Dr Maureen Callow BSc, PhD

 BSc, PhD

Maureen Callow obtained a BSc and PhD in Botany from the University of Sheffield in 1967 and 1070, respectively. From 1970 – 1993, Maureen Callow was a research fellow funded by International Paints, first at the University of Leeds and from 1983 at the University of Birmingham. During this period, she was responsible for the biological evaluation of antifouling agents and surfaces for International Paint. Since 1993, her post has been funded by a number of organisations, notably the US Office of Naval Research. She was project manager (2005-2010) of the interdisciplinary 6th Framework Integrated Project ‘AMBIO’ (Advanced Nanostructured Surfaces for the Control of Biofouling) and is involved in s similar role in the Marie-Curie Initial Training Network ‘SEACOAT’ (Surface Engineering for Antifouling-Advanced Coordinated Training).

Dr Callow is known internationally in the area of biofouling and fouling control. Research interests include the control of marine biofouling, especially ship-fouling, by both biocidal and non-biocidal technologies; the development of bacterial and algal biofilms in aquatic and aerial environments; the biology of settlement, adhesion and colonisation of substrata by algal cells and spores; the measurement of strengths of attachment of algal spores and diatoms to substrata including foul-release coatings.

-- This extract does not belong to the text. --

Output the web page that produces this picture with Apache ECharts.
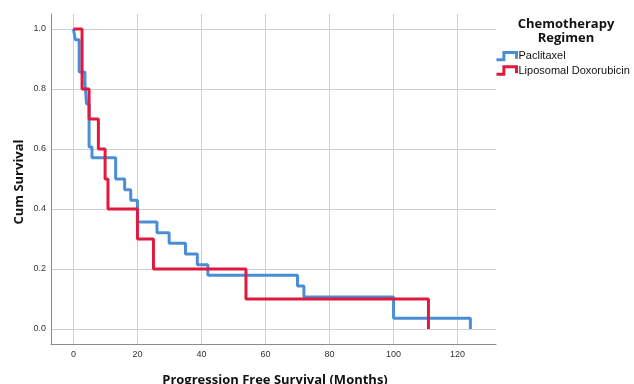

Dr Callow is an editor of the international journal Biofouling and has presented papers and posters at all major International Congresses in the area of Biofouling. She has authored or co-authored over 100 papers in the area of biofouling.

Research Theme within School of Biosciences: Organisms and Environment

Lab website address: www.biosciences-labs.bham.ac.uk/callowj/ent/

Research areas:

• Algal settlement and adhesion including novel approaches to biofouling
• Nanotechnology in the context of biological adhesion (collaborative interdisciplinary approaches with chemists and materials engineers).

Biofilms and bioadhesion

Biofouling of marine structures, especially by algae. The adhesion of algal spores, young plants and diatoms to surfaces and hydrodynamic evaluation of strength of attachment to novel antifouling and foul-release coatings. High throughput screening of potential antifouling and anti-adhesion compounds and novel surfaces. Much of our research is interdisciplinary and involves collaborations with European scientists in EC-funded projects and in the Office of Naval Research (USA) biofouling programme.

Research focuses on three types of marine algae that cause biofouling problems on the hulls of ships; the green seaweed Ulva, the  brown seaweed Ectocarpus, and diatoms  (unicellular algae).

We use these as model organisms to investigate bioadhesion processes in relation to biofouling. Work involves interdisciplinary collaborations with surface scientists, physicists, nanotechnologists and polymer scientists in the US and Europe. To study surface selection cues involved in the recruitment of our test organisms we use well-characterised surfaces that provide different physico-chemical properties e.g. wettability, charge. We are particularly interested in nano- and microtopographic modifications of surfaces. Adhesion strength of attached cells is measured hydrodynamically using calibrated flow cells and water jets. The research is generating novel insights into how the settling stages of the test organisms organisms detect and respond to surface cues and this information is then used in knowledge-driven approaches to the development of practical antifouling coatings.

Editor of Biofouling, the Journal of Bioadhesion and Biofilm Research.